44. In the circumstances here, we have found that the primary intent of the Appellant in giving the horses Redfu and Rozzi to Mr Brown was for them to be used by Mr Brown to jump and hunt. While we have also found that the Appellant knew that there was a risk, once Mr Brown had possession of the horses, that they may not work out as suitable for hunting and jumping, and hence could be killed for meat for Mr Brown’s dogs, that was not the intent (destruction for dog food) with which the Appellant gave Mr Brown the horses. It was a risk that he knew could eventuate, rather than the intent that he had when giving the horses to Mr Brown.

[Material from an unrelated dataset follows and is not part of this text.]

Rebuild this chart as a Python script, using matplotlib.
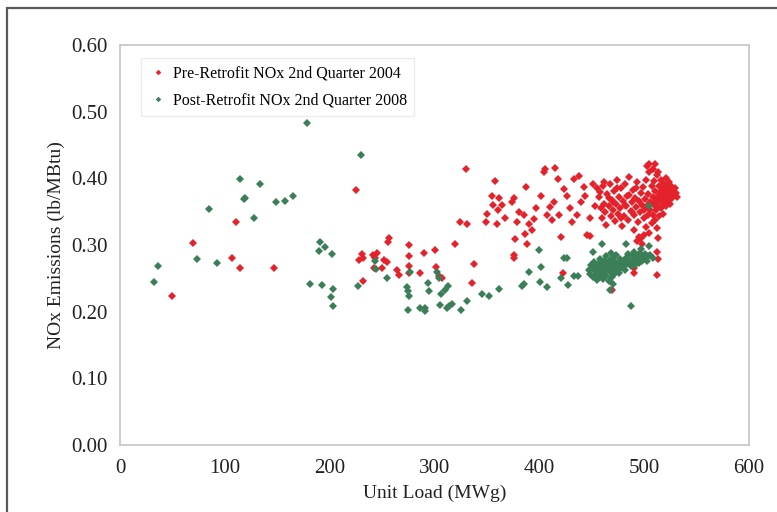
import matplotlib
matplotlib.use("Agg")
import matplotlib.pyplot as plt
import matplotlib.patches as mpatches

plt.rcParams["font.family"] = ["Liberation Serif", "DejaVu Serif"]

# pre-retrofit 2004 (x = unit load MWg, y = NOx lb/MBtu)
pre_x = [50, 70, 107, 111, 114, 147, 225, 228, 231, 232, 232, 241, 243, 245, 242, 250, 252, 255,
         256, 257, 264, 266, 276, 276, 276, 276, 286, 290, 300, 301, 304, 307, 320, 324, 331, 330,
         338, 336, 349, 350, 355, 358, 356, 362, 361, 364, 360, 367, 374, 376, 376, 376, 377, 379,
         381, 385, 387, 386, 388, 390, 393, 397, 395, 402, 405, 404, 407, 410, 412, 415, 418, 414,
         419, 421, 423, 424, 426, 429, 431, 433, 436, 438, 440, 443, 444, 445, 448, 448, 451, 453,
         455, 469, 490, 490, 512, 513, 512, 513, 505, 510,
         457, 459, 460, 461, 462, 463, 464, 465, 466, 467, 468, 469, 470, 471, 472, 473, 474, 475,
         476, 477, 478, 479, 480, 481, 482, 483, 484, 485, 486, 487, 488, 489, 490, 490, 491, 492,
         493, 494, 495, 495, 496, 497, 498, 498, 499, 500, 500, 501, 502, 502, 503, 504, 504, 505,
         505, 506, 506, 507, 507, 508, 508, 509, 509, 510, 510, 511, 511, 512, 512, 513, 513, 514,
         514, 515, 515, 516, 516, 517, 517, 518, 518, 519, 519, 520, 520, 521, 521, 522, 522, 523,
         523, 524, 524, 525, 525, 526, 526, 527, 527, 528, 529, 530, 531, 503, 508, 513, 497, 500,
         493, 458, 462, 466, 470, 474, 478, 482, 486, 488, 492]
pre_y = [0.223, 0.303, 0.281, 0.334, 0.265, 0.265, 0.383, 0.278, 0.286, 0.280, 0.246, 0.285, 0.280,
         0.288, 0.265, 0.265, 0.278, 0.275, 0.305, 0.310, 0.263, 0.255, 0.300, 0.283, 0.269, 0.258,
         0.258, 0.288, 0.293, 0.267, 0.254, 0.250, 0.302, 0.334, 0.331, 0.414, 0.271, 0.243, 0.335,
         0.346, 0.374, 0.396, 0.360, 0.370, 0.352, 0.360, 0.331, 0.340, 0.364, 0.370, 0.285, 0.280,
         0.309, 0.335, 0.350, 0.345, 0.387, 0.317, 0.302, 0.332, 0.322, 0.355, 0.339, 0.374, 0.414,
         0.409, 0.345, 0.357, 0.337, 0.416, 0.399, 0.364, 0.345, 0.312, 0.258, 0.384, 0.374, 0.355,
         0.335, 0.399, 0.345, 0.404, 0.364, 0.387, 0.374, 0.315, 0.314, 0.340, 0.391, 0.359, 0.385,
         0.233, 0.258, 0.265, 0.255, 0.279, 0.290, 0.311, 0.421, 0.421,
         0.372, 0.355, 0.341, 0.388, 0.362, 0.349, 0.330, 0.376, 0.358, 0.392, 0.343, 0.368, 0.352,
         0.381, 0.336, 0.361, 0.398, 0.347, 0.372, 0.356, 0.385, 0.329, 0.366, 0.344, 0.391, 0.358,
         0.373, 0.338, 0.402, 0.351, 0.364, 0.382, 0.345, 0.323, 0.371, 0.357, 0.395, 0.334, 0.366,
         0.312, 0.349, 0.378, 0.360, 0.302, 0.387, 0.341, 0.353, 0.369, 0.327, 0.398, 0.359, 0.376,
         0.345, 0.410, 0.318, 0.364, 0.352, 0.388, 0.333, 0.372, 0.345, 0.396, 0.360, 0.381, 0.338,
         0.366, 0.352, 0.405, 0.325, 0.374, 0.359, 0.389, 0.344, 0.368, 0.380, 0.397, 0.356, 0.372,
         0.385, 0.363, 0.347, 0.391, 0.376, 0.368, 0.382, 0.400, 0.358, 0.374, 0.386, 0.366, 0.379,
         0.394, 0.371, 0.384, 0.362, 0.377, 0.389, 0.370, 0.381, 0.375, 0.386, 0.378, 0.372, 0.418,
         0.414, 0.409, 0.310, 0.315, 0.306, 0.380, 0.395, 0.370, 0.365, 0.385, 0.340, 0.360, 0.375,
         0.350, 0.385]

# post-retrofit 2008
post_x = [32, 36, 73, 85, 93, 114, 118, 119, 128, 134, 149, 157, 165, 178, 181, 190, 191, 193, 196,
          202, 201, 203, 203, 230, 227, 243, 244, 255, 274, 275, 276, 275, 277, 286, 291, 291, 294,
          295, 302, 304, 305, 306, 310, 313, 314, 317, 312, 325, 331, 345, 352, 362, 383, 385, 390,
          400, 402, 401, 407, 421, 424, 426, 427, 433, 437, 451, 460, 467, 470, 487, 505, 483, 497,
          505,
          447, 448, 449, 450, 451, 452, 453, 454, 455, 455, 456, 457, 458, 458, 459, 460, 460, 461,
          462, 462, 463, 464, 464, 465, 465, 466, 466, 467, 467, 468, 468, 469, 469, 470, 470, 471,
          471, 472, 473, 473, 474, 475, 476, 477, 478, 479, 480, 481, 482,
          483, 484, 485, 486, 487, 488, 489, 490, 490, 491, 492, 493, 494, 495, 496, 497, 498, 499,
          500, 501, 502, 503, 504, 506, 508]
post_y = [0.244, 0.268, 0.279, 0.354, 0.273, 0.399, 0.369, 0.371, 0.341, 0.392, 0.365, 0.366, 0.373,
          0.483, 0.242, 0.291, 0.305, 0.240, 0.297, 0.287, 0.222, 0.234, 0.209, 0.435, 0.238, 0.276,
          0.264, 0.251, 0.237, 0.231, 0.223, 0.203, 0.259, 0.206, 0.206, 0.201, 0.243, 0.231, 0.260,
          0.250, 0.210, 0.226, 0.233, 0.238, 0.208, 0.211, 0.205, 0.203, 0.216, 0.227, 0.223, 0.234,
          0.238, 0.241, 0.260, 0.293, 0.267, 0.244, 0.237, 0.251, 0.280, 0.281, 0.240, 0.254, 0.254,
          0.290, 0.301, 0.233, 0.241, 0.208, 0.358, 0.301, 0.294, 0.298,
          0.262, 0.256, 0.270, 0.265, 0.252, 0.275, 0.261, 0.268, 0.257, 0.248, 0.272, 0.263, 0.279,
          0.254, 0.266, 0.260, 0.271, 0.249, 0.276, 0.258, 0.267, 0.283, 0.254, 0.262, 0.272, 0.246,
          0.268, 0.259, 0.277, 0.265, 0.288, 0.252, 0.271, 0.262, 0.280, 0.256, 0.268, 0.274, 0.260,
          0.285, 0.266, 0.271, 0.258, 0.279, 0.265, 0.272, 0.268, 0.276, 0.263,
          0.281, 0.272, 0.287, 0.276, 0.268, 0.283, 0.274, 0.290, 0.279, 0.270, 0.285, 0.277, 0.282,
          0.273, 0.288, 0.280, 0.276, 0.284, 0.279, 0.287, 0.281, 0.276, 0.283, 0.285, 0.280]

xticks = [0, 100, 200, 300, 400, 500, 600]
yticks = [0.0, 0.1, 0.2, 0.3, 0.4, 0.5, 0.6]

RED = "#e4222b"
GREEN = "#3b7f58"

fig = plt.figure(figsize=(7.77, 5.12), dpi=100)
ax = fig.add_axes([120 / 777, 1 - 445 / 512, 629 / 777, 400 / 512])

ax.plot(pre_x, pre_y, "D", color=RED, ms=4.3, mew=0, label="Pre-Retrofit NOx 2nd Quarter 2004")
ax.plot(post_x, post_y, "D", color=GREEN, ms=4.3, mew=0, label="Post-Retrofit NOx 2nd Quarter 2008")

ax.set_xlim(0, 600)
ax.set_ylim(0, 0.6)
ax.set_xticks(xticks)
ax.set_yticks(yticks)
ax.set_yticklabels([f"{v:.2f}" for v in yticks])
ax.tick_params(length=0, labelsize=15, colors="#222222")
ax.tick_params(axis="y", pad=9)
ax.tick_params(axis="x", pad=10)
for s in ax.spines.values():
    s.set_color("#c4c4c4")
    s.set_linewidth(1.2)

ax.set_xlabel("Unit Load (MWg)", fontsize=14, color="#222222", labelpad=5)
ax.set_ylabel("NOx Emissions (lb/MBtu)", fontsize=14, color="#222222", labelpad=4)

leg = ax.legend(loc="upper left", bbox_to_anchor=(0.034, 0.967), borderaxespad=0, fontsize=11.5,
                frameon=True, fancybox=False, edgecolor="#e6e6e6", handlelength=1.2,
                handletextpad=0.3, borderpad=0.45, labelspacing=0.7, markerscale=0.65)
leg.get_frame().set_linewidth(1.0)

# dark page border (left + top)
fig.add_artist(mpatches.Rectangle((7 / 777, -0.1), 1.2, 1.1 - 8 / 512, transform=fig.transFigure,
                                  fill=False, ec="#5a5a5a", lw=1.6))

fig.savefig("out.png", dpi=100)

45. Turning back to the words used in LR114(5)(e), the facts as found by us mean that what has occurred here is not caught by the rule. For the Appellant to be in breach of the rule, we consider that his intent must have been, in giving the horses to Mr Brown, that they would then be killed, and their meat used as food. That was not the Appellant’s intention. While knowing there was a risk that the horses could be destroyed for food, his intent was that they be used by Mr Brown for jumping and hunting. The fact that there was a risk that this would not work out, and the horses could subsequently be killed (as they were) is not a factual scenario that is caught by the rule. If the drafter wanted such a scenario to be caught by LR114(5)(e), then the rule should have, in our view, been drafted to incorporate such circumstances.
Many thanks for your time. We look forward to hearing from you.